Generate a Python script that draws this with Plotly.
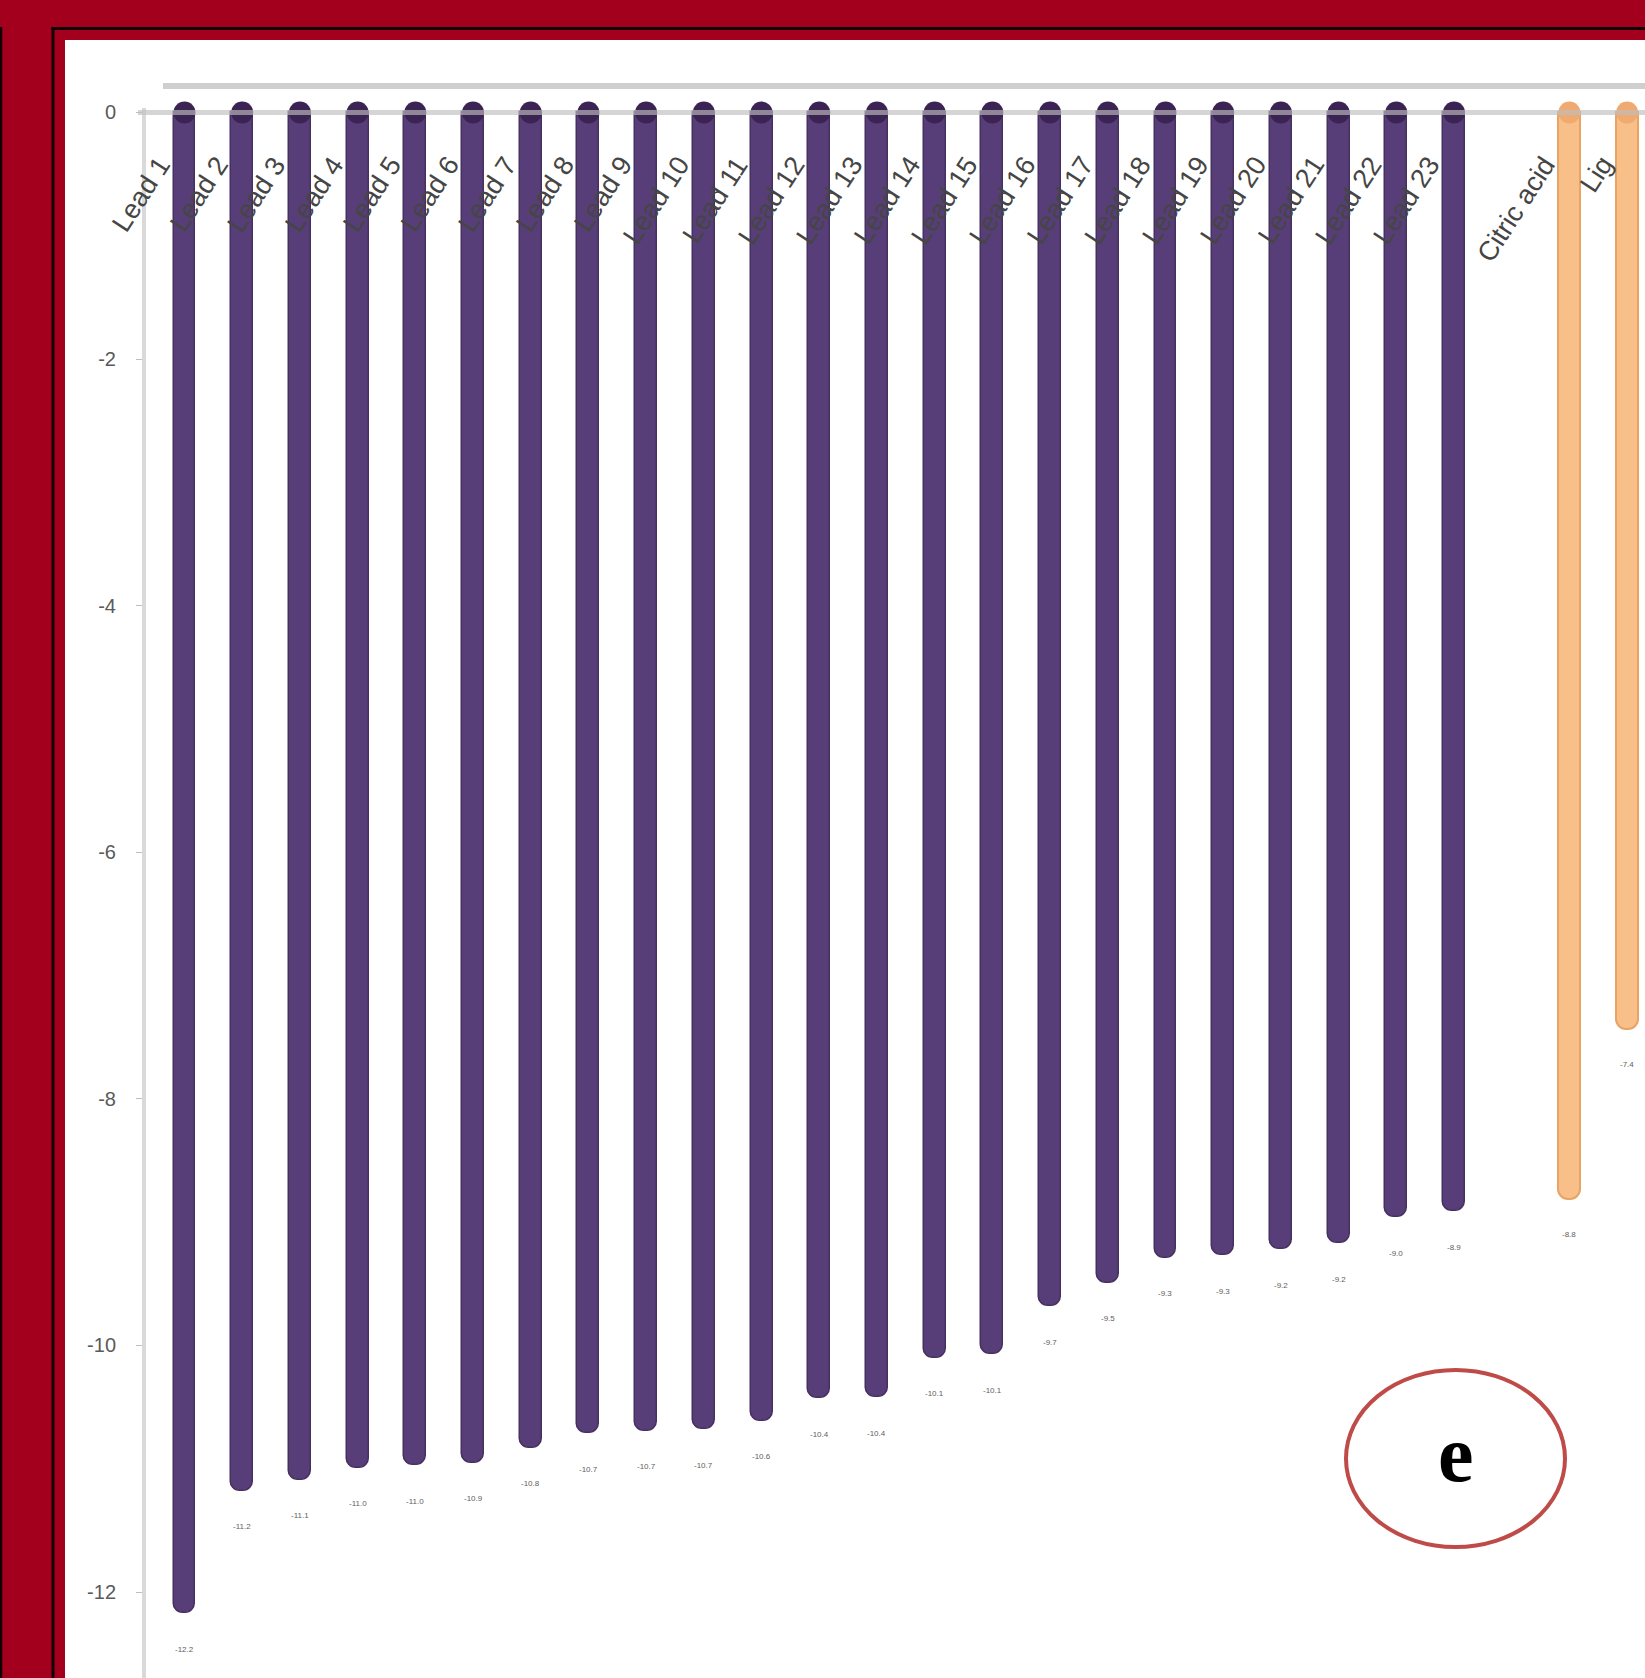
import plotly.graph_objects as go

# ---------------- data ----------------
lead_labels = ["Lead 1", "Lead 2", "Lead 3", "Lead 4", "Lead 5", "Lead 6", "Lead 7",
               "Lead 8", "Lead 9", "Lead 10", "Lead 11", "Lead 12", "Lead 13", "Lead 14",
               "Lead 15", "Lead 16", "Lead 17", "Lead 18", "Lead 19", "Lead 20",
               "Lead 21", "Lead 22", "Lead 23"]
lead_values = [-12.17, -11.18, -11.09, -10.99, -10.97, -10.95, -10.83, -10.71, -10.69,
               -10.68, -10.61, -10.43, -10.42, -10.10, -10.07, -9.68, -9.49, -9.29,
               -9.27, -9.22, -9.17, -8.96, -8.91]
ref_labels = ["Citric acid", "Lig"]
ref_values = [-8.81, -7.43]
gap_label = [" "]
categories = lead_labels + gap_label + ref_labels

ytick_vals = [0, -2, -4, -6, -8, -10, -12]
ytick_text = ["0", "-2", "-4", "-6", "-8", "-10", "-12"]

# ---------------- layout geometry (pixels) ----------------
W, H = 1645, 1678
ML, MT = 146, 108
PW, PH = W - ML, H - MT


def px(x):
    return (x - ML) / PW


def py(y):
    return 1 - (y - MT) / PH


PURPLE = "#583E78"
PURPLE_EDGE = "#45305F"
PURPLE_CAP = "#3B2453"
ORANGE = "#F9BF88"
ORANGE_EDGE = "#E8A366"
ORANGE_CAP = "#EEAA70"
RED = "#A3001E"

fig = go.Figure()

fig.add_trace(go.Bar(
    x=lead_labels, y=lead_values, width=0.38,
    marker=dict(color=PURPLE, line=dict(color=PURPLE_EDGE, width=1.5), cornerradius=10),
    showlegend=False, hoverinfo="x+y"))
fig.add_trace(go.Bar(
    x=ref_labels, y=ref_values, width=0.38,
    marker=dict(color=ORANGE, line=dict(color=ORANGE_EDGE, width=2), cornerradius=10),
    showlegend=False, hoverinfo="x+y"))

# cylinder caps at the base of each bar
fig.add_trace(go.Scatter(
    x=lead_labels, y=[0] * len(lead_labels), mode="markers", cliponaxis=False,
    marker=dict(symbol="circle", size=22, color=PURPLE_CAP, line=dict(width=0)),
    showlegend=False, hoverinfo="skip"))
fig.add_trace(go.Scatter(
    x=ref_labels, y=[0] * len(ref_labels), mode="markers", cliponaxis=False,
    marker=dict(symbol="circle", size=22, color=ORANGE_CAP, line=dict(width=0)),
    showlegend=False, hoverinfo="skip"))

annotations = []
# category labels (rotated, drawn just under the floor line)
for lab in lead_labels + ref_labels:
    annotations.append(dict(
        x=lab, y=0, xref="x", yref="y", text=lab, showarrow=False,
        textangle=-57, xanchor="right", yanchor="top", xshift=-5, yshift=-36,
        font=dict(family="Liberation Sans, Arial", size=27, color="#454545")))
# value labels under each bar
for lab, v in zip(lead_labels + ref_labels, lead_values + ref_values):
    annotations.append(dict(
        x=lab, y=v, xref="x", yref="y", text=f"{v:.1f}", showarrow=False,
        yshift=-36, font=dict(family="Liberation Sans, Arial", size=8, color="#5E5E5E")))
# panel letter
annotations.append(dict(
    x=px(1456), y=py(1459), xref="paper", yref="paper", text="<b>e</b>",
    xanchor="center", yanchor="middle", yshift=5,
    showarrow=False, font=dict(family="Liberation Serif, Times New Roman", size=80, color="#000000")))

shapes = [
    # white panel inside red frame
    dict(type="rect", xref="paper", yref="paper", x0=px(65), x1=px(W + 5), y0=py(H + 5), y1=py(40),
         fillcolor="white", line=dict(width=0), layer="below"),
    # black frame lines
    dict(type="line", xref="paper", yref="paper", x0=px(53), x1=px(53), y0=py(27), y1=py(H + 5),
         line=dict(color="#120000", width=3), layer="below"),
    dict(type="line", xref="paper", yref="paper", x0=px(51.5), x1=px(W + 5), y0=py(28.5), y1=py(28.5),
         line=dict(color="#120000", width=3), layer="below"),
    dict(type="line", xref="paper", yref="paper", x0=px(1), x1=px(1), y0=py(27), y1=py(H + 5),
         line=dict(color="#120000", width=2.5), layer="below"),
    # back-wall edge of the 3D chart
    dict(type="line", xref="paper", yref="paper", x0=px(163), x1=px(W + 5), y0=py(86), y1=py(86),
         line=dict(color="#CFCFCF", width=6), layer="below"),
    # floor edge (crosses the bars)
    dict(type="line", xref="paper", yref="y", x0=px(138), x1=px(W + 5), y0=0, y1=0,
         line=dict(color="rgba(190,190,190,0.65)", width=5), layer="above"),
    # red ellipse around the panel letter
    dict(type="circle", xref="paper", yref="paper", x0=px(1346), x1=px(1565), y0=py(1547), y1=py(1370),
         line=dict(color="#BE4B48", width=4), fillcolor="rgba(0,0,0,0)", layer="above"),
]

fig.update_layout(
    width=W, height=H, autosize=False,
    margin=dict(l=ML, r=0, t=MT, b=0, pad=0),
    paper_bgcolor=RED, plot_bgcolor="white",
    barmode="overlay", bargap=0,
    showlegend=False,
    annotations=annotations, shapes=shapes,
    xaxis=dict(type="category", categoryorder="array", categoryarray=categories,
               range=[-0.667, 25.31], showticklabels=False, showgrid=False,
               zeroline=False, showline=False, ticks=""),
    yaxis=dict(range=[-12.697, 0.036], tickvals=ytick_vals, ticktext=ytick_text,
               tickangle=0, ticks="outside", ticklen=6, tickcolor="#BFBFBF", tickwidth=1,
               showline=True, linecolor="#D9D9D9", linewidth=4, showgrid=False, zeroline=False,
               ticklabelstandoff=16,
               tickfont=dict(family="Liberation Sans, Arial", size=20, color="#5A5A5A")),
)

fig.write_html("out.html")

..........

Job: Everything from the first line of the listing above through the line that contains "import plotly.graph_objects as go" is to be restated word for word, minus the pictures.

Written answer:
Generate a Python script that draws this with Plotly.
import plotly.graph_objects as go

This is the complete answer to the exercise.